Quand la critique médiatique et littéraire est toujours rétive à libérer ses critères d’appréciation, on ne peut qu’applaudir à ce qu’une auteure dite « de jeunesse » mette sa plume avec autant de propos pour écrire un chant à la liberté prônée dans le titre du livre, un chant qui prône l’espoir au-delà de la souffrance et des résonances tragiques qu’il trouve dans l’actualité en Méditerranée et en Ukraine.
« La grâce de l’écriture de Murielle Szac nous les restitue sur leur terre de contrastes que subliment la mer et les reliefs. Ils sont libres et vivants, persécutés et dignes. Nous ne pourrons plus les ignorer. » écrit Christiane Sistac sur le site Mare Nostrum.
*
« Chaque jour dépose en nous sa marée de crimes, de catastrophes – spectacle banal et fatal, procession muette de cadavres et de désespérés. Les guerres ne s’éteignent pas. Ni la haine ni la rancœur ne s’adoucissent. À toute heure, le monde gémit et nous gémissons en lui. Il n’y a pas de mesure dans la quantité de sa détresse. »
Voilà ce qu’écrivait Frédéric Pajak en 2017 au début de Blessures, le sixième volume de son Manifeste incertain. Qu’ajouter ? Qu’ajouter que je ne partage pas et qui me met alternativement en état d’angoisse et en colère ?
Au moment où j’écris, j’entends des échanges à la télé à propos de ce qui se passe en relation avec la guerre en Ukraine. Sabotages des gazoducs russes. Qui est derrière cela ? Les Russes accusent Washington. Tout le monde soupçonne les Russes eux-mêmes qui tenteraient ainsi de diviser les Occidentaux en jouant des ressources disponibles. Comment va évoluer la guerre en Ukraine ? Poutine ne risque-t-il pas de foncer tête baissée dans le sens d’une destruction sans limites ? Que va devenir l’Italie après la victoire de Giorgia Meloni et de ses « Fratelli d’Italia » ? Vers quelle Europe cette victoire nous conduit-elle en s’ajoutant aux autres pouvoirs d’extrême droite qui prolifèrent en Hongrie, en Pologne, en Suède depuis peu ? Sommes-nous voués à devoir subir en France la montée en puissance et le pouvoir de Le Pen et consorts ? Oui, quel avenir ? Le nôtre et celui de nos enfants.
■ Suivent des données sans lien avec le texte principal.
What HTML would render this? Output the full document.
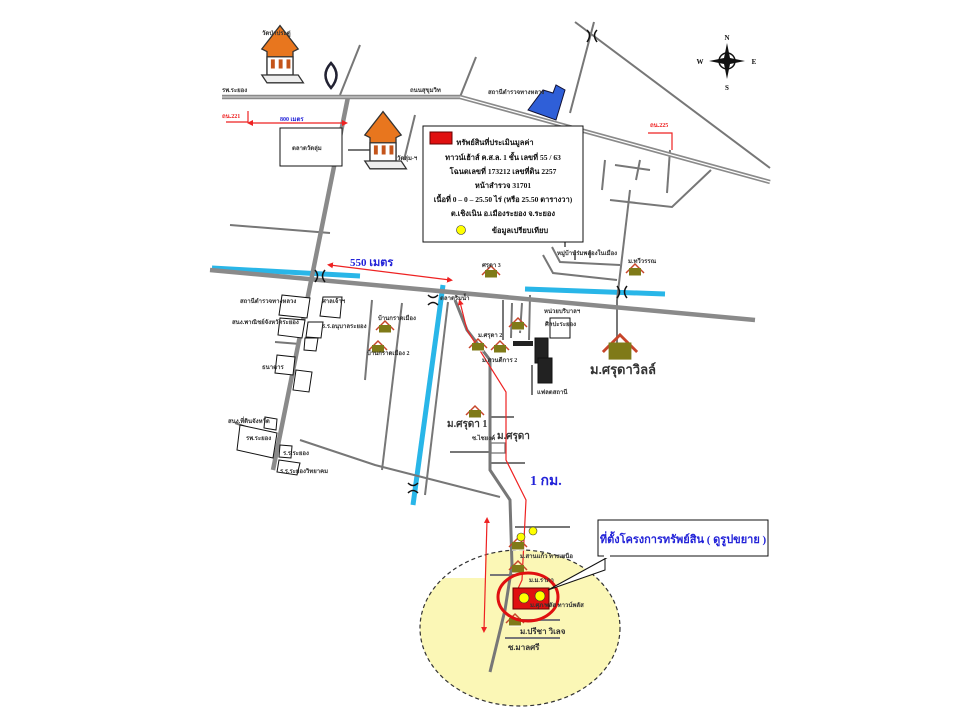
<!DOCTYPE html>
<html><head><meta charset="utf-8"><style>
html,body{margin:0;padding:0;background:#fff}
svg{display:block}
text{font-family:"Liberation Serif","DejaVu Serif",serif;font-weight:bold}
</style></head><body>
<svg width="960" height="720" viewBox="0 0 960 720" xmlns="http://www.w3.org/2000/svg">
<defs>
<marker id="ar" viewBox="0 0 10 10" refX="5" refY="5" markerWidth="5" markerHeight="5" orient="auto-start-reverse"><path d="M0,0L10,5L0,10z" fill="#e22"/></marker>
<g id="house"><path d="M-9,0 L0,-9 L9,0" fill="none" stroke="#c7452a" stroke-width="1.5"/><rect x="-6" y="-5" width="12" height="8" fill="#7f7a18"/><path d="M-6,3 L6,3" stroke="#fff"/></g>
<g id="temple"><path d="M-14,-10 L0,-28 L14,-10 L10,-8 L10,10 L-10,10 L-10,-8z" fill="#e8761e" stroke="#333"/><rect x="-10" y="-4" width="20" height="14" fill="#fff" stroke="#333"/><rect x="-7" y="-2" width="3" height="7" fill="#c4541a"/><rect x="-1" y="-2" width="3" height="7" fill="#c4541a"/><rect x="5" y="-2" width="3" height="7" fill="#c4541a"/><path d="M-14,10 L14,10 L18,16 L-10,16z" fill="#eee" stroke="#333"/></g>
</defs>

<ellipse cx="520" cy="628" rx="100" ry="78" fill="#fbf7b6"/>
<rect x="418" y="545" width="67" height="33" fill="#fff"/>
<ellipse cx="520" cy="628" rx="100" ry="78" fill="none" stroke="#333" stroke-width="1.2" stroke-dasharray="4,3"/>

<g stroke="#29b6e8" stroke-width="5" fill="none">
<path d="M212,268 L360,276"/>
<path d="M525,289 L665,294"/>
<path d="M443,285 L413,505"/>
</g>

<g stroke="#777" stroke-width="2" fill="none">
<path d="M340,95 L360,45"/>
<path d="M460,97 L476,57"/>
<path d="M404,160 L415,115"/>
<path d="M348,150 L385,150"/>
<path d="M575,22 L770,168"/>
<path d="M594,22 L570,113"/>
<path d="M670,150 L667,193"/>
<path d="M610,200 L672,207 L711,170"/>
<path d="M605,160 L602,190 M615,165 L650,170 M640,160 L636,180"/>
<path d="M630,190 L617,300"/>
<path d="M552,247 L560,262 L620,265"/>
<path d="M543,255 L553,273 L617,280"/>
<path d="M565,240 L565,247 M575,250 L575,260 M590,250 L590,258"/>
<path d="M230,225 L330,233"/>
<path d="M275,342 L300,344"/>
<path d="M235,423 L275,437"/>
<path d="M300,440 L375,465 L500,497"/>
<path d="M372,300 L365,380"/>
<path d="M402,303 L382,470"/>
<path d="M448,302 L425,495"/>
<path d="M503,340 L503,300 M511,338 L512,303 M520,333 L522,303"/>
<path d="M529,340 L530,295 M532,365 L532,395"/>
<path d="M617,300 L617,344"/>
<path d="M455,300 L467,330 L490,360 L490,400 L490,470 L510,500 L512,565 L505,610 L490,672" stroke-width="3"/>
<path d="M490,417 L514,417 M450,452 L490,452 M490,463 L525,463 M515,527 L570,527 M490,575 L515,575 M510,620 L560,620 M505,638 L560,638"/>
<rect x="491" y="443" width="14" height="10" fill="#fff" stroke-width="1.3"/>
</g>

<g fill="none" stroke="#8a8a8a" stroke-width="4.5">
<path d="M222,97 L460,97 L770,182"/>
<path d="M348,97 L273,470"/>
<path d="M210,270 L755,320"/>
</g>
<path d="M460,97 L770,182" stroke="#fff" stroke-width="1.2" fill="none"/>
<path d="M222,97 L460,97" stroke="#ddd" stroke-width="1" fill="none"/>

<g stroke="#111" stroke-width="1.5" fill="none">
<path d="M315,270 Q320,276 315,282 M325,270 Q320,276 325,282"/>
<path d="M428,295 Q433,300 438,295 M428,305 Q433,300 438,305" />
<path d="M617,286 Q622,292 617,298 M627,286 Q622,292 627,298"/>
<path d="M587,30 Q592,35 587,42 M597,30 Q592,35 597,42"/>
<path d="M408,483 Q413,488 418,483 M408,493 Q413,488 418,493"/>
</g>

<g stroke="#e22" stroke-width="1.2" fill="none">
<path d="M250,123 L345,123" marker-start="url(#ar)" marker-end="url(#ar)"/>
<path d="M330,265 L450,280" marker-start="url(#ar)" marker-end="url(#ar)"/>
<path d="M487,520 L484,630" marker-start="url(#ar)" marker-end="url(#ar)"/>
<path d="M226,122 L248,122 L248,111"/>
<path d="M648,133 L672,133 L672,150"/>
<path d="M460,302 L467,330 L506,392 L506,460 L526,500 L522,580 L515,595" marker-start="url(#ar)"/>
</g>

<g transform="translate(280,62) scale(1.3)"><use href="#temple"/></g>
<g transform="translate(383,148) scale(1.3)"><use href="#temple"/></g>
<path d="M331,63 Q320,75 331,88 Q342,75 331,63z" fill="none" stroke="#223" stroke-width="2.5"/>
<path d="M528,110 L543,90 L553,93 L556,85 L565,90 L556,120z" fill="#2f5fd8" stroke="#113"/>

<g fill="#fff" stroke="#111" stroke-width="1">
<rect x="280" y="128" width="62" height="38"/>
<path d="M282,295 L310,298 L307,318 L279,315z"/>
<path d="M323,297 L342,297 L340,318 L320,316z"/>
<path d="M280,318 L305,320 L302,338 L278,335z"/>
<path d="M308,322 L323,322 L321,338 L306,337z"/>
<path d="M305,338 L318,338 L316,351 L304,350z"/>
<path d="M277,355 L295,357 L293,375 L275,373z"/>
<path d="M296,370 L312,372 L309,392 L293,390z"/>
<path d="M240,425 L277,433 L273,458 L237,450z"/>
<path d="M265,417 L277,419 L276,430 L264,428z"/>
<path d="M280,445 L292,446 L291,458 L279,457z"/>
<path d="M279,460 L300,463 L297,475 L277,472z"/>
<path d="M550,318 L570,318 L570,338 L550,338z"/>
<rect x="535" y="338" width="13" height="25" fill="#222"/>
<rect x="538" y="358" width="14" height="25" fill="#222"/>
</g>
<rect x="513" y="341" width="20" height="5" fill="#222"/>

<use href="#house" x="491" y="275"/>
<use href="#house" x="385" y="330"/>
<use href="#house" x="378" y="350"/>
<use href="#house" x="518" y="327"/>
<use href="#house" x="478" y="348"/>
<use href="#house" x="500" y="350"/>
<use href="#house" x="475" y="415"/>
<use href="#house" x="635" y="273"/>
<use href="#house" x="518" y="547"/>
<use href="#house" x="518" y="570"/>
<use href="#house" x="515" y="623"/>
<g transform="translate(620,352) scale(1.9)"><path d="M-9,0 L0,-9 L9,0" fill="none" stroke="#c7452a" stroke-width="1.5"/><rect x="-6" y="-5" width="12" height="9" fill="#7f7a18"/></g>

<rect x="513" y="588" width="36" height="21" fill="#e01010" stroke="#600"/>
<circle cx="524" cy="598" r="5" fill="#ff0" stroke="#333" stroke-width=".6"/>
<circle cx="540" cy="596" r="5" fill="#ff0" stroke="#333" stroke-width=".6"/>
<circle cx="521" cy="537" r="4" fill="#ff0" stroke="#333" stroke-width=".6"/>
<circle cx="533" cy="531" r="4" fill="#ff0" stroke="#333" stroke-width=".6"/>
<ellipse cx="528" cy="597" rx="30" ry="24" fill="none" stroke="#e01010" stroke-width="3"/>

<path d="M605,555 L605,570 L548,590 L610,556" fill="#fff" stroke="#111"/>
<rect x="598" y="520" width="170" height="36" fill="#fff" stroke="#111"/>
<rect x="604" y="555" width="6" height="3" fill="#fff"/>
<text x="683" y="543" font-size="11" fill="#2222d8" text-anchor="middle">ที่ตั้งโครงการทรัพย์สิน ( ดูรูปขยาย )</text>

<rect x="423" y="126" width="160" height="116" fill="#fff" stroke="#111"/>
<rect x="430" y="132" width="22" height="12" fill="#e01010" stroke="#600"/>
<g font-size="7.5" fill="#111" text-anchor="middle">
<text x="495" y="145">ทรัพย์สินที่ประเมินมูลค่า</text>
<text x="503" y="160">ทาวน์เฮ้าส์ ค.ส.ล. 1 ชั้น เลขที่ 55 / 63</text>
<text x="503" y="174">โฉนดเลขที่ 173212 เลขที่ดิน 2257</text>
<text x="503" y="188">หน้าสำรวจ 31701</text>
<text x="503" y="202">เนื้อที่ 0 – 0 – 25.50 ไร่ (หรือ 25.50 ตารางวา)</text>
<text x="503" y="216">ต.เชิงเนิน อ.เมืองระยอง จ.ระยอง</text>
<text x="520" y="233">ข้อมูลเปรียบเทียบ</text>
</g>
<circle cx="461" cy="230" r="4.5" fill="#ff0" stroke="#333" stroke-width=".6"/>

<g transform="translate(727,61)" fill="#111">
<circle r="8" fill="none" stroke="#111" stroke-width="1.5"/>
<path d="M0,-18 L3,-3 L18,0 L3,3 L0,18 L-3,3 L-18,0 L-3,-3z"/>
<text x="0" y="-21" font-size="7" text-anchor="middle" font-family="Liberation Sans">N</text>
<text x="0" y="29" font-size="7" text-anchor="middle" font-family="Liberation Sans">S</text>
<text x="-27" y="3" font-size="7" text-anchor="middle" font-family="Liberation Sans">W</text>
<text x="27" y="3" font-size="7" text-anchor="middle" font-family="Liberation Sans">E</text>
</g>

<g font-size="6" fill="#333">
<text x="262" y="35">วัดป่าประดู่</text>
<text x="222" y="92">รพ.ระยอง</text>
<text x="222" y="118" fill="#e22">ถน.221</text>
<text x="410" y="92">ถนนสุขุมวิท</text>
<text x="488" y="94">สถานีตำรวจทางหลวง</text>
<text x="292" y="150">ตลาดวัดลุ่ม</text>
<text x="397" y="160">วัดลุ่ม-ฯ</text>
<text x="650" y="127" fill="#e22">ถน.225</text>
<text x="240" y="303">สถานีตำรวจทางหลวง</text>
<text x="322" y="303">ศาลเจ้าฯ</text>
<text x="232" y="324">สนง.พาณิชย์จังหวัดระยอง</text>
<text x="322" y="328">ร.ร.อนุบาลระยอง</text>
<text x="262" y="369">ธนาคาร</text>
<text x="228" y="423">สนง.ที่ดินจังหวัด</text>
<text x="246" y="440">รพ.ระยอง</text>
<text x="283" y="455">ร.ร.ระยอง</text>
<text x="280" y="473">ร.ร.ระยองวิทยาคม</text>
<text x="378" y="320">บ้านกราดเมือง</text>
<text x="367" y="355">บ้านกราดเมือง 2</text>
<text x="482" y="267">ศรุดา 3</text>
<text x="440" y="300">ตลาดริมน้ำ</text>
<text x="544" y="313">หน่วยบริบาลฯ</text>
<text x="545" y="326">ศิลปะระยอง</text>
<text x="478" y="337">ม.ศรุดา 2</text>
<text x="482" y="362">ม.สวนดีการ 2</text>
<text x="537" y="394">แฟลตสถานี</text>
<text x="557" y="255">หมู่บ้านร่มพลองในเมือง</text>
<text x="628" y="263">ม.ทวีวรรณ</text>
<text x="472" y="440">ซ.ไชยงค์</text>
<text x="520" y="558">ม.สานแก้ว ทางเหนือ</text>
<text x="529" y="582">ม.ม.ราภา</text>
<text x="530" y="607">ม.ศุภ/พลัส ทาวน์พลัส</text>
</g>
<g font-size="10" fill="#333">
<text x="447" y="427">ม.ศรุดา 1</text>
<text x="497" y="439">ม.ศรุดา</text>
<text x="520" y="634" font-size="8">ม.ปรีชา วิเลจ</text>
<text x="508" y="650" font-size="8">ซ.มาลศรี</text>
<text x="590" y="374" font-size="13">ม.ศรุดาวิลล์</text>
</g>
<text x="280" y="121" font-size="6" fill="#2222d8">800 เมตร</text>
<text x="350" y="266" font-size="11" fill="#2222d8">550 เมตร</text>
<text x="530" y="485" font-size="14" fill="#2222d8">1 กม.</text>
</svg>
</body></html>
Allons-nous vers cette détresse qu’évoque Pajak ? Je ne veux pas céder à la peur, mais je ne peux qu’être inquiet.
Autant d’informations qui s’accumulent jusqu’à la nausée parfois et me font taire les voix et les images médiatiques.
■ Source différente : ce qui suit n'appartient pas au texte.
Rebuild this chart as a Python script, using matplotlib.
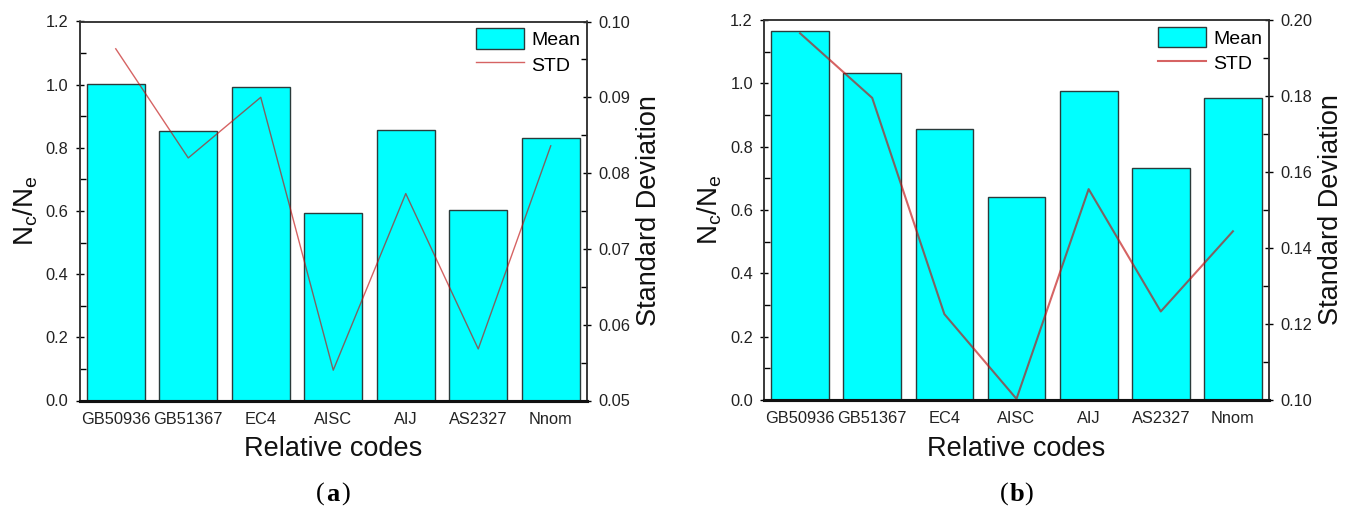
import matplotlib
matplotlib.use('Agg')
from matplotlib import pyplot as plt
from matplotlib.ticker import MultipleLocator, FormatStrFormatter
import numpy as np

plt.rcParams['font.family'] = ['Liberation Sans', 'DejaVu Sans']
plt.rcParams['mathtext.default'] = 'regular'

codes = ['GB50936', 'GB51367', 'EC4', 'AISC', 'AIJ', 'AS2327', 'Nnom']

mean_a = [1.003, 0.853, 0.992, 0.593, 0.857, 0.603, 0.832]
std_a = [0.0964, 0.0820, 0.0900, 0.0540, 0.0773, 0.0568, 0.0836]

mean_b = [1.165, 1.032, 0.856, 0.642, 0.976, 0.732, 0.955]
std_b = [0.1965, 0.1795, 0.1226, 0.1003, 0.1555, 0.1233, 0.1444]

W, H = 1351, 514
fig = plt.figure(figsize=(W/100, H/100), dpi=100)


def panel(rect, means, stds, std_lim, std_step, std_fmt, lw, letter, letter_x):
    ax = fig.add_axes(rect)
    x = np.arange(len(codes))
    bars = ax.bar(x, means, width=0.8, color='#00ffff', edgecolor='#2b3b3b', linewidth=1.0, label='Mean')
    ax.set_xlim(-0.5, 6.5)
    ax.set_ylim(0, 1.2)
    ax.yaxis.set_major_locator(MultipleLocator(0.2))
    ax.yaxis.set_minor_locator(MultipleLocator(0.1))
    ax.yaxis.set_major_formatter(FormatStrFormatter('%.1f'))
    ax.set_xticks(x)
    ax.set_xticklabels(codes)
    ax.tick_params(axis='x', length=0, pad=8, labelsize=11.8, colors='#222222')
    ax.tick_params(axis='y', which='major', direction='inout', length=6, width=1, pad=5, labelsize=11.8, labelcolor='#222222')
    ax.tick_params(axis='y', which='minor', direction='in', length=4, width=1)
    ax.set_xlabel('Relative codes', fontsize=19.5, labelpad=7, color='#111111')
    ax.set_ylabel('$N_c/N_e$', fontsize=20, labelpad=4, color='#111111')

    ax2 = ax.twinx()
    line, = ax2.plot(x, stds, color='#c01010', alpha=0.65, linewidth=lw, label='STD')
    ax2.set_ylim(*std_lim)
    ax2.yaxis.set_major_locator(MultipleLocator(std_step))
    ax2.yaxis.set_minor_locator(MultipleLocator(std_step/2))
    ax2.yaxis.set_major_formatter(FormatStrFormatter(std_fmt))
    ax2.tick_params(axis='y', which='major', direction='inout', length=6, width=1, pad=5, labelsize=11.8, labelcolor='#222222')
    ax2.tick_params(axis='y', which='minor', direction='in', length=4, width=1)
    ax2.set_ylabel('Standard Deviation', fontsize=19.5, labelpad=4, color='#111111')

    for a in (ax, ax2):
        for s in a.spines.values():
            s.set_linewidth(1.1)
            s.set_color('#333333')
        a.spines['bottom'].set_linewidth(2.2)
        a.spines['bottom'].set_color('#111111')

    ax2.legend([bars, line], ['Mean', 'STD'], loc='upper right', frameon=False,
               fontsize=14, handlelength=2.5, handleheight=1.25, handletextpad=0.35,
               labelspacing=0.25, borderaxespad=0.15, borderpad=0.2)

    cy = 0.038
    fig.text(letter_x, cy, letter, fontsize=19, fontweight='bold', family='Liberation Serif', ha='center', va='center')
    fig.text(letter_x - 0.006, cy, '(', fontsize=19, family='Liberation Serif', ha='right', va='center')
    fig.text(letter_x + 0.006, cy, ')', fontsize=19, family='Liberation Serif', ha='left', va='center')


panel([79.5/W, 1 - 400.5/H, 507.5/W, 379/H], mean_a, std_a, (0.05, 0.10), 0.01, '%.2f', 1.0, 'a', 333/W)
panel([764/W, 1 - 400/H, 505/W, 380/H], mean_b, std_b, (0.10, 0.20), 0.02, '%.2f', 1.5, 'b', 1016.5/W)

fig.savefig('out.png', dpi=100)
Lire ? C’est me sauver de cela. Je range des piles de livres. J’ai réussi à en mettre de côté certains dont je peux me séparer, j’en ai retrouvé d’autres qui vont me servir, que je vais lire ou relire. C’est une anthologie des poètes et l’espace, c’est une biographie de Michaux, c’est l’œuvre de Rabelais en bilingue : version en vieux français et français moderne. Bonheurs intemporels.
Écrire ? Dans le gros volume Journaux intimes — Raconter la vie, je lis ceci :
« Fenêtre ouverte sur le monde, le journal permet de tout capturer, du minuscule au grandiose. »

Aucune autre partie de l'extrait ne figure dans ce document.